- The People with Significant Control register was launched in June 2016 as part of a “corporate transparency” bid to show who ultimately owns and controls UK companies.
- 130,000 UK companies have so far failed to sign the register.
- Failure to provide information to the register may result in a fine and or a prison sentence of up to two years.
LONDON — As many as 130,000 UK companies have failed to sign a register requiring them to detail their ownership which was introduced to show the people who control vast amounts of Britain’s corporate wealth.
The People with Significant Control register was launched in 2016 as part of a “corporate transparency” drive to show who ultimately owns and controls UK companies, with the exception of listed firms.
Responding to a written parliamentary question on October 12, Conservative MP Margot James, secretary of state for business, energy and industrial strategy, said: “Companies House’s internal statistics indicate that 130,000 companies on its active register (around 3% of the total) have not yet provided information on their people with significant control.”
Government guidance states that failure to provide information to the register “may result in a fine and or a prison sentence of up to two years,” but James also said no fines have been issued for non-compliance.
“Compliance is Companies House’s primary aim, rather than prosecution.
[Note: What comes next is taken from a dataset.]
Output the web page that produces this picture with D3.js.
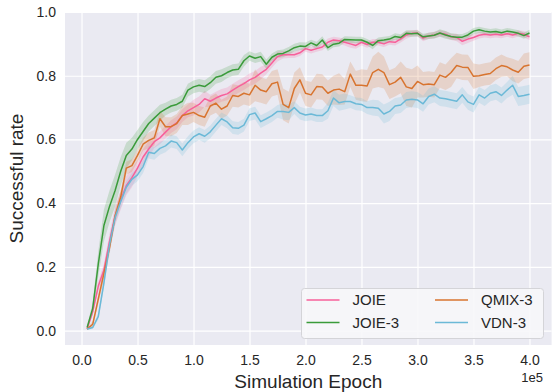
<!DOCTYPE html>
<html>
<head>
<meta charset="utf-8">
<script src="https://cdn.jsdelivr.net/npm/d3@7"></script>
<style>
  body { margin: 0; background: #fff; }
  svg { display: block; font-family: "Liberation Sans", Arial, sans-serif; }
</style>
</head>
<body>
<div id="chart"></div>
<script>
// evaluation grid: every 5000 epochs from 5e3 to 4e5
const epochs = d3.range(5000, 400001, 5000);

const joie = [
  0.005, 0.06, 0.14, 0.19, 0.28, 0.36, 0.41, 0.455, 0.48, 0.51,
  0.545, 0.57, 0.593, 0.605, 0.623, 0.64, 0.652, 0.675, 0.69, 0.70,
  0.71, 0.728, 0.72, 0.73, 0.738, 0.743, 0.755, 0.766, 0.775, 0.787,
  0.795, 0.808, 0.82, 0.84, 0.86, 0.866, 0.866, 0.866, 0.872, 0.885,
  0.88, 0.885, 0.89, 0.905, 0.912, 0.91, 0.905, 0.90, 0.895, 0.905,
  0.898, 0.905, 0.905, 0.90, 0.907, 0.905, 0.916, 0.928, 0.933, 0.934,
  0.918, 0.925, 0.928, 0.933, 0.93, 0.922, 0.92, 0.908, 0.915, 0.92,
  0.927, 0.93, 0.928, 0.93, 0.928, 0.932, 0.928, 0.933, 0.93, 0.922
];
const joie3 = [
  0.01, 0.07, 0.21, 0.33, 0.39, 0.44, 0.50, 0.55, 0.57, 0.60,
  0.625, 0.65, 0.667, 0.684, 0.695, 0.705, 0.71, 0.72, 0.755, 0.765,
  0.77, 0.766, 0.778, 0.795, 0.80, 0.81, 0.818, 0.82, 0.847, 0.862,
  0.855, 0.86, 0.836, 0.858, 0.868, 0.87, 0.878, 0.888, 0.893, 0.892,
  0.903, 0.895, 0.912, 0.888, 0.899, 0.902, 0.914, 0.913, 0.912, 0.912,
  0.905, 0.895, 0.91, 0.912, 0.915, 0.923, 0.92, 0.933, 0.932, 0.933,
  0.922, 0.925, 0.927, 0.934, 0.928, 0.923, 0.921, 0.921, 0.928, 0.94,
  0.944, 0.94, 0.937, 0.939, 0.935, 0.94, 0.937, 0.933, 0.926, 0.934
];
const qmix3 = [
  0.005, 0.02, 0.10, 0.18, 0.26, 0.36, 0.42, 0.51, 0.518, 0.55,
  0.585, 0.597, 0.605, 0.665, 0.64, 0.64, 0.65, 0.675, 0.68, 0.685,
  0.675, 0.67, 0.705, 0.714, 0.695, 0.705, 0.738, 0.735, 0.745, 0.74,
  0.77, 0.755, 0.75, 0.775, 0.78, 0.71, 0.70, 0.76, 0.787, 0.745,
  0.74, 0.766, 0.765, 0.745, 0.755, 0.758, 0.75, 0.805, 0.77, 0.77,
  0.768, 0.81, 0.82, 0.81, 0.772, 0.78, 0.795, 0.765, 0.76, 0.782,
  0.772, 0.774, 0.772, 0.802, 0.795, 0.81, 0.832, 0.827, 0.826, 0.798,
  0.80, 0.804, 0.807, 0.822, 0.832, 0.828, 0.818, 0.811, 0.83, 0.834
];
const vdn3 = [
  0.005, 0.01, 0.045, 0.15, 0.27, 0.355, 0.405, 0.45, 0.475, 0.489,
  0.515, 0.56, 0.556, 0.572, 0.58, 0.595, 0.59, 0.567, 0.59, 0.608,
  0.618, 0.61, 0.624, 0.645, 0.665, 0.655, 0.637, 0.635, 0.645, 0.678,
  0.683, 0.656, 0.665, 0.675, 0.688, 0.688, 0.685, 0.70, 0.683, 0.677,
  0.68, 0.675, 0.675, 0.69, 0.73, 0.715, 0.719, 0.719, 0.712, 0.71,
  0.70, 0.70, 0.698, 0.68, 0.688, 0.705, 0.708, 0.724, 0.726, 0.724,
  0.712, 0.735, 0.742, 0.73, 0.728, 0.724, 0.72, 0.74, 0.718, 0.71,
  0.74, 0.73, 0.745, 0.75, 0.738, 0.755, 0.77, 0.735, 0.738, 0.742
];

// half-width of the shaded band around each curve
const joieSpread = [
  0.003, 0.01, 0.015, 0.02, 0.025, 0.03, 0.03, 0.03, 0.03, 0.025,
  0.025, 0.025, 0.02, 0.02, 0.02, 0.02, 0.02, 0.02, 0.02, 0.025,
  0.025, 0.025, 0.02, 0.02, 0.02, 0.02, 0.02, 0.02, 0.02, 0.02,
  0.02, 0.02, 0.015, 0.015, 0.015, 0.012, 0.01, 0.01, 0.01, 0.01,
  0.01, 0.01, 0.01, 0.012, 0.01, 0.01, 0.01, 0.012, 0.01, 0.01,
  0.01, 0.01, 0.01, 0.01, 0.01, 0.01, 0.012, 0.012, 0.01, 0.01,
  0.01, 0.01, 0.01, 0.01, 0.01, 0.01, 0.012, 0.012, 0.012, 0.01,
  0.01, 0.01, 0.01, 0.01, 0.01, 0.01, 0.01, 0.01, 0.01, 0.01
];
const joie3Spread = [
  0.003, 0.02, 0.04, 0.05, 0.05, 0.05, 0.045, 0.04, 0.035, 0.03,
  0.03, 0.025, 0.025, 0.025, 0.02, 0.02, 0.02, 0.02, 0.02, 0.02,
  0.02, 0.02, 0.02, 0.02, 0.02, 0.018, 0.018, 0.018, 0.018, 0.015,
  0.015, 0.015, 0.015, 0.012, 0.012, 0.012, 0.012, 0.012, 0.012, 0.012,
  0.01, 0.012, 0.012, 0.01, 0.01, 0.01, 0.01, 0.01, 0.01, 0.01,
  0.01, 0.012, 0.01, 0.01, 0.01, 0.01, 0.01, 0.01, 0.01, 0.01,
  0.01, 0.01, 0.01, 0.012, 0.012, 0.01, 0.01, 0.01, 0.01, 0.01,
  0.01, 0.01, 0.01, 0.01, 0.01, 0.01, 0.01, 0.01, 0.01, 0.01
];
const qmix3Spread = [
  0.003, 0.01, 0.015, 0.02, 0.02, 0.02, 0.02, 0.02, 0.02, 0.02,
  0.02, 0.025, 0.025, 0.025, 0.03, 0.03, 0.03, 0.03, 0.035, 0.03,
  0.03, 0.03, 0.03, 0.03, 0.03, 0.03, 0.035, 0.035, 0.035, 0.035,
  0.05, 0.04, 0.04, 0.04, 0.04, 0.05, 0.05, 0.05, 0.04, 0.04,
  0.04, 0.04, 0.04, 0.04, 0.045, 0.05, 0.04, 0.04, 0.045, 0.05,
  0.05, 0.05, 0.055, 0.05, 0.045, 0.045, 0.05, 0.06, 0.06, 0.05,
  0.04, 0.04, 0.04, 0.04, 0.04, 0.045, 0.04, 0.04, 0.04, 0.04,
  0.035, 0.035, 0.035, 0.035, 0.035, 0.03, 0.035, 0.035, 0.04, 0.04
];
const vdn3Spread = [
  0.003, 0.005, 0.01, 0.015, 0.02, 0.02, 0.02, 0.02, 0.02, 0.02,
  0.02, 0.02, 0.02, 0.02, 0.02, 0.02, 0.02, 0.02, 0.02, 0.02,
  0.02, 0.02, 0.02, 0.02, 0.02, 0.02, 0.02, 0.02, 0.02, 0.02,
  0.02, 0.02, 0.02, 0.02, 0.02, 0.025, 0.025, 0.02, 0.02, 0.02,
  0.02, 0.02, 0.02, 0.025, 0.025, 0.025, 0.025, 0.02, 0.02, 0.02,
  0.02, 0.025, 0.025, 0.03, 0.03, 0.025, 0.025, 0.025, 0.025, 0.025,
  0.025, 0.025, 0.025, 0.025, 0.025, 0.025, 0.025, 0.025, 0.025, 0.025,
  0.025, 0.025, 0.025, 0.025, 0.025, 0.025, 0.03, 0.03, 0.03, 0.03
];

const xTicks = [0, 50000, 100000, 150000, 200000, 250000, 300000, 350000, 400000];
const yTicks = [0, 0.2, 0.4, 0.6, 0.8, 1.0];

const series = [
  { name: 'JOIE',   values: joie,  spread: joieSpread,  color: '#f7609a' },
  { name: 'JOIE-3', values: joie3, spread: joie3Spread, color: '#3a9b3a' },
  { name: 'QMIX-3', values: qmix3, spread: qmix3Spread, color: '#d8742f' },
  { name: 'VDN-3',  values: vdn3,  spread: vdn3Spread,  color: '#6bb9d7' }
];

const width = 552, height = 392;
const plot = { left: 65, right: 551.6, top: 12, bottom: 345 };
const textColor = '#262626';

const svg = d3.select('#chart').append('svg')
  .attr('width', width)
  .attr('height', height);

svg.append('rect')
  .attr('width', width).attr('height', height)
  .attr('fill', '#fff');

const x = d3.scaleLinear()
  .domain([-14750, 419750])
  .range([plot.left, plot.right]);

const y = d3.scaleLinear()
  .domain([-0.045, 1.0])
  .range([plot.bottom, plot.top]);

svg.append('rect')
  .attr('x', plot.left).attr('y', plot.top)
  .attr('width', plot.right - plot.left)
  .attr('height', plot.bottom - plot.top)
  .attr('fill', '#eaeaf2');

// grid
const xAxis = svg.append('g')
  .attr('transform', `translate(0,${plot.bottom})`)
  .call(d3.axisBottom(x).tickValues(xTicks)
    .tickSize(-(plot.bottom - plot.top))
    .tickPadding(10)
    .tickFormat(d => (d / 1e5).toFixed(1)));

const yAxis = svg.append('g')
  .attr('transform', `translate(${plot.left},0)`)
  .call(d3.axisLeft(y).tickValues(yTicks)
    .tickSize(-(plot.right - plot.left))
    .tickPadding(9)
    .tickFormat(d3.format('.1f')));

[xAxis, yAxis].forEach(ax => {
  ax.select('.domain').remove();
  ax.selectAll('.tick line').attr('stroke', '#fff').attr('stroke-width', 1.2);
  ax.selectAll('.tick text')
    .attr('fill', textColor)
    .style('font-size', '14px')
    .style('font-family', '"Liberation Sans", Arial, sans-serif');
});
xAxis.selectAll('.tick text').attr('dy', '0.71em');

svg.append('clipPath').attr('id', 'plot-clip')
  .append('rect')
  .attr('x', plot.left).attr('y', plot.top)
  .attr('width', plot.right - plot.left)
  .attr('height', plot.bottom - plot.top);

const g = svg.append('g').attr('clip-path', 'url(#plot-clip)');

const area = d3.area()
  .x((d, i) => x(epochs[i]))
  .y0(d => y(d[0]))
  .y1(d => y(d[1]));

const line = d3.line()
  .x((d, i) => x(epochs[i]))
  .y(d => y(d));

series.forEach(s => {
  const band = s.values.map((v, i) => [v - s.spread[i], v + s.spread[i]]);
  g.append('path')
    .datum(band)
    .attr('fill', s.color)
    .attr('fill-opacity', 0.2)
    .attr('d', area);
});

series.forEach(s => {
  g.append('path')
    .datum(s.values)
    .attr('fill', 'none')
    .attr('stroke', s.color)
    .attr('stroke-width', 1.5)
    .attr('stroke-linejoin', 'round')
    .attr('d', line);
});

// axis labels
svg.append('text')
  .attr('x', (plot.left + plot.right) / 2)
  .attr('y', 388)
  .attr('text-anchor', 'middle')
  .attr('fill', textColor)
  .style('font-size', '19px')
  .text('Simulation Epoch');

svg.append('text')
  .attr('transform', `translate(23,${(plot.top + plot.bottom) / 2}) rotate(-90)`)
  .attr('text-anchor', 'middle')
  .attr('fill', textColor)
  .style('font-size', '19px')
  .text('Successful rate');

svg.append('text')
  .attr('x', 543)
  .attr('y', 382)
  .attr('text-anchor', 'end')
  .attr('fill', textColor)
  .style('font-size', '13px')
  .text('1e5');

// legend
const legend = svg.append('g');
legend.append('rect')
  .attr('x', 301.5).attr('y', 288.5)
  .attr('width', 242).attr('height', 50)
  .attr('rx', 3)
  .attr('fill', '#f7f7fa')
  .attr('fill-opacity', 0.9)
  .attr('stroke', '#d4d4d8');

const cols = [306.5, 435], rows = [300, 322.5];
series.forEach((s, i) => {
  const cx = cols[Math.floor(i / 2)], cy = rows[i % 2];
  legend.append('line')
    .attr('x1', cx).attr('x2', cx + 33)
    .attr('y1', cy).attr('y2', cy)
    .attr('stroke', s.color)
    .attr('stroke-width', 1.5);
  legend.append('text')
    .attr('x', cx + 46)
    .attr('y', cy)
    .attr('dy', '0.36em')
    .attr('fill', textColor)
    .style('font-size', '15px')
    .text(s.name);
});
</script>
</body>
</html>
It is taking action to ensure that all companies on the active register report their PSC information,” she said.
The initiative requires firms to record details of their beneficial ownership with the UK’s searchable corporate register Companies House, naming any individual who holds more than 25% shares in the company or holds more than 25% voting rights.
It was introduced as part of a global bid to improve transparency and deter money launderers operating in the UK.
A spokesperson for Companies House is yet to respond to a request for comment made on Friday afternoon.